Earlier that morning, Scullion had sat on the short wall of an abandoned compound to speak to Rashid. He considered the Afghan a good soldier: just the sort you want to be teaching to protect his country. Scullion imagined Rashid to be like the local helping hand in colonial life, a smiling khitmutgar from the golden period, a child-man, subject to sentimental affection from the clubbable men of England.
‘But don’t forget I’m Irish, Rashid,’ said Scullion. ‘I’m probably more like you, when all’s said and done.’
‘You are tired, sir,’ said Rashid.
‘The boys are fine. They have each other. A senior officer has to stand apart.’
‘Yes, sir.’
‘Though some officers don’t know it.’
‘Yes, sir.’
&nbs
p; ‘You know who I mean?’
‘You are speaking of Captain Campbell, sir? I see you do not like each other as you once did.’

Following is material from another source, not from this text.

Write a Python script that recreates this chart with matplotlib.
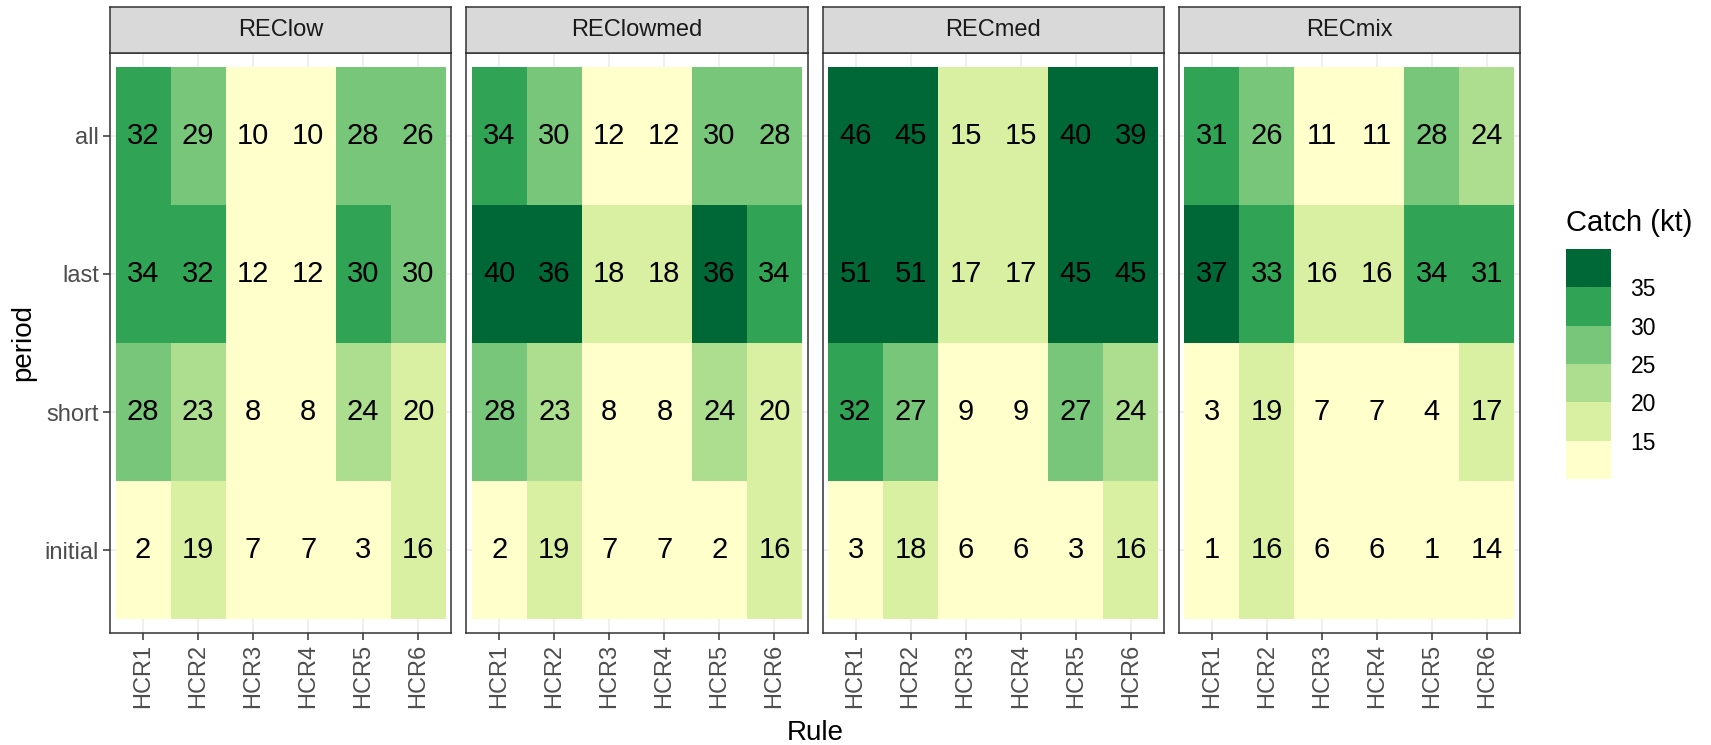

‘He’s the judge and jury, my friend,’ Scullion said. ‘But you see he knows nothing about life. He thinks we are all just characters in his drama. He can’t see any more why we are fighting. Such men lose faith and then they blame their brothers. I’ve seen it before.’
‘And you, sir. You still have faith?’
‘I have a task, so I do. My task is to help push the operation to a successful conclusion.’
‘But you are tired, sir.’
‘That’s true.’
‘Very tired.’
‘Luke has read some books. That’s something. Shame that it makes him see sickness everywhere.’
‘But you are sick, sir.’ As he said this, Rashid raised his patch to itch the skin around his eye and Scullion saw a gnarled, ragged hole. And, right there in the open air the major felt sick: he looked into the dead socket and his mouth went dry. Scullion knew finally that his nerve had gone. The years of shredded bone and sudden cries and blood on the grass were behind him, and he was lost, not knowing what to say or how to be. Just this blank disgust holding him there and sapping his spirit. He spat a plug of chewing gum onto the ground between them.
‘Pick that up,’ he said.
‘Sorry, sir.’
‘Pick it up.’
Rashid was silent. Scullion always liked the way he took his time to talk, searching through the concept before lighting on the word. ‘I want to learn how to speak more like you,’ he said. ‘In pictures.’
‘You will, Rashid.’
‘For my own people.’ Rashid picked up the piece of gum and put it in his mouth and he stared at the major with an unreadable expression. ‘Dust,’ he said. ‘I like the taste of my own land.’
It was hotter than usual and Scullion gave orders and checked supplies among his group and at various times that day he shivered with a secret revulsion. He didn’t know why.
A commander in Bosnia once told him he had no politics. It was the day after a young fellow Scullion was mentoring got shot in Vitez. ‘You’re a typical modern soldier,’ the commander said, ‘partly because you trust nothing. Everything’s doable and everything’s bullshit. You think like a flame-thrower, Scullion. You want to burn away the enemy and scorch their minds, without knowing what their minds are.’